When engine problems occur on an oil rig, the consequences can be devastating for the owners and managers. When the pumps are down, the extraordinarily high running costs of the operation quickly begin to eat away at profits. This March, one of Somec International’s rigs faced this exact crisis.
Because the platform workers remained on site, the 24 hour offshore support vessel stayed in position. At a typical daily cost of $100,000 it’s easy to see how such a situation can become critical. The race was on to get this platform back into operation.
It was no surprise then, that the email Simplex-Turbulo received from Somec International’s sales manager Bruno Cubiaco was labelled “urgent – high importance.”
The parts requested consisted of a specialist set of undersized main bearings suitable for their Nohab F20 engine and an even more specialist set of undersized thrust bearing halves.
Somec International contacted the original engine manufacturer directly to source the critical components, but were quoted a lead time of over 120 days! Four months downtime for an oil rig is simply not an option. So, Somec engineers extended their search in earnest.
The first contact was made with Simplex-Turbulo on the 5th March, but within days the requirements had increased and the urgency of the situation had escalated – the rig was now out of operation. With Simplex-Turbulo able to provide these parts ex-stock, the choice of supplier was clear.
The finalised list of required components reached Simplex on March the 10th at 22:00 UK time, the Simplex staff worked urgently to get the order fulfilled. Over the next 55 minutes, Somec International’s order was quoted for and processed, allowing diesel department manager Mike Gregory to finally return home, tired and satisfied at 22:55 that day.
In the meantime, in order to ensure the quickest and safest delivery of these parts, Bruno Cubiaco was on the next flight to England…
14 hours later, on the following day, the flight touched down in the UK and soon after that the nine pieces were collected personally from Simplex’s warehouse.
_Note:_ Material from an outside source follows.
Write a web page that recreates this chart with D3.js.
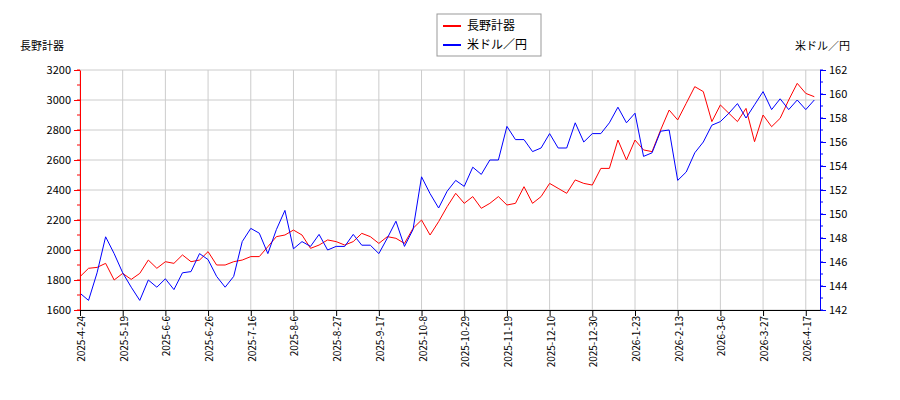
<!DOCTYPE html>
<html><head><meta charset="utf-8">
<script src="https://cdn.jsdelivr.net/npm/d3@7"></script>
<style>body{margin:0;background:#fff}text{font-family:"Noto Sans CJK JP","DejaVu Sans",sans-serif}</style>
</head><body><svg id="c" width="900" height="400"></svg>
<script>
const tickLabels=["2025-4-24","2025-5-19","2025-6-6","2025-6-26","2025-7-16","2025-8-6","2025-8-27","2025-9-17","2025-10-8","2025-10-29","2025-11-19","2025-12-10","2025-12-30","2026-1-23","2026-2-13","2026-3-6","2026-3-27","2026-4-17"];
const stock=[1822,1878,1884,1911,1800,1844,1804,1844,1933,1878,1922,1911,1967,1922,1933,1989,1900,1900,1922,1933,1956,1956,2022,2089,2100,2133,2100,2011,2033,2067,
2056,2033,2056,2111,2089,2044,2089,2078,2044,2144,2200,2100,2189,2289,2378,2311,2356,2278,2311,2356,2300,2311,2422,2311,2356,2444,2411,2378,
2467,2444,2433,2544,2544,2733,2600,2733,2667,2656,2800,2933,2867,2978,3089,3056,2856,2967,2911,2856,2944,2722,2900,2822,2878,3000,3111,3044,3022];
const usd=[143.4,142.8,145.1,148.1,146.7,145.1,143.9,142.8,144.5,143.9,144.6,143.7,145.1,145.2,146.7,146.2,144.8,143.9,144.8,147.7,148.8,148.4,146.7,148.7,150.3,147.1,147.7,147.3,148.3,147.0,
147.3,147.3,148.3,147.4,147.4,146.7,148.0,149.4,147.3,148.7,153.1,151.7,150.5,151.9,152.8,152.3,153.9,153.3,154.5,154.5,157.3,156.2,156.2,155.2,155.5,156.7,155.5,155.5,
157.6,156.0,156.7,156.7,157.6,158.9,157.6,158.4,154.8,155.1,156.9,157.0,152.8,153.5,155.1,156.0,157.4,157.7,158.4,159.2,158.0,159.1,160.2,158.7,159.6,158.7,159.5,158.7,159.5];
const STEP=3, TICKSTEP=15;
const svg=d3.select("#c");
const L=80,R=820,T=70,B=310;
const x=d3.scaleLinear().domain([0,260]).range([L,R]);
const yL=d3.scaleLinear().domain([1600,3200]).range([B,T]);
const yR=d3.scaleLinear().domain([142,162]).range([B,T]);
const tv=tickLabels.map((d,i)=>i*TICKSTEP);
const g=svg.append("g");
yL.ticks(8).forEach(v=>g.append("line").attr("x1",L).attr("x2",R).attr("y1",yL(v)).attr("y2",yL(v)).attr("stroke","#ccc"));
tv.forEach(v=>g.append("line").attr("x1",x(v)).attr("x2",x(v)).attr("y1",T).attr("y2",B).attr("stroke","#ccc"));
svg.append("path").datum(stock).attr("fill","none").attr("stroke","red").attr("d",d3.line().x((d,i)=>x(i*STEP)).y(d=>yL(d)));
svg.append("path").datum(usd).attr("fill","none").attr("stroke","blue").attr("d",d3.line().x((d,i)=>x(i*STEP)).y(d=>yR(d)));
const la=svg.append("g").attr("transform",`translate(${L},0)`).call(d3.axisLeft(yL).ticks(8).tickFormat(d3.format("d")).tickSizeOuter(0));
la.selectAll("text").attr("font-size",11);la.selectAll("path,line").attr("stroke","red");
la.append("g").selectAll("line").data(d3.range(1600,3201,100)).join("line").attr("x1",-3).attr("x2",0).attr("y1",d=>yL(d)).attr("y2",d=>yL(d)).attr("stroke","red");
const ra=svg.append("g").attr("transform",`translate(${R},0)`).call(d3.axisRight(yR).ticks(10).tickSizeOuter(0));
ra.selectAll("text").attr("font-size",11);ra.selectAll("path,line").attr("stroke","blue");
ra.append("g").selectAll("line").data(d3.range(142,162.1,1)).join("line").attr("x1",0).attr("x2",3).attr("y1",d=>yR(d)).attr("y2",d=>yR(d)).attr("stroke","blue");
const xa=svg.append("g").attr("transform",`translate(0,${B})`).call(d3.axisBottom(x).tickValues(tv).tickFormat((d,i)=>tickLabels[i]).tickSizeOuter(0));
xa.selectAll("text").attr("font-size",10).attr("transform","rotate(-90)").attr("text-anchor","end").attr("dx","-0.6em").attr("dy","-0.45em");
svg.append("text").attr("x",20).attr("y",50).attr("font-size",11).text("長野計器");
svg.append("text").attr("x",850).attr("y",50).attr("font-size",11).attr("text-anchor","end").text("米ドル／円");
const lg=svg.append("g");
lg.append("rect").attr("x",437).attr("y",14).attr("width",104).attr("height",42).attr("fill","#fff").attr("stroke","#999");
[["長野計器","red"],["米ドル／円","blue"]].forEach((d,i)=>{
 lg.append("line").attr("x1",443).attr("x2",461).attr("y1",26+i*19).attr("y2",26+i*19).attr("stroke",d[1]).attr("stroke-width",2);
 lg.append("text").attr("x",467).attr("y",30+i*19).attr("font-size",12).text(d[0]);
});
</script></body></html>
Their return journey to Brazil involving planes, cars and helicopters was more like something out of an action thriller then the usual freight delivery.
Although this personal collection may seem over the top to some; those in the industry, particularly the staff at Simplex, understand the urgency of such requests and the sense of relief the Somec engineers will have felt after they were able to get their rig back into production.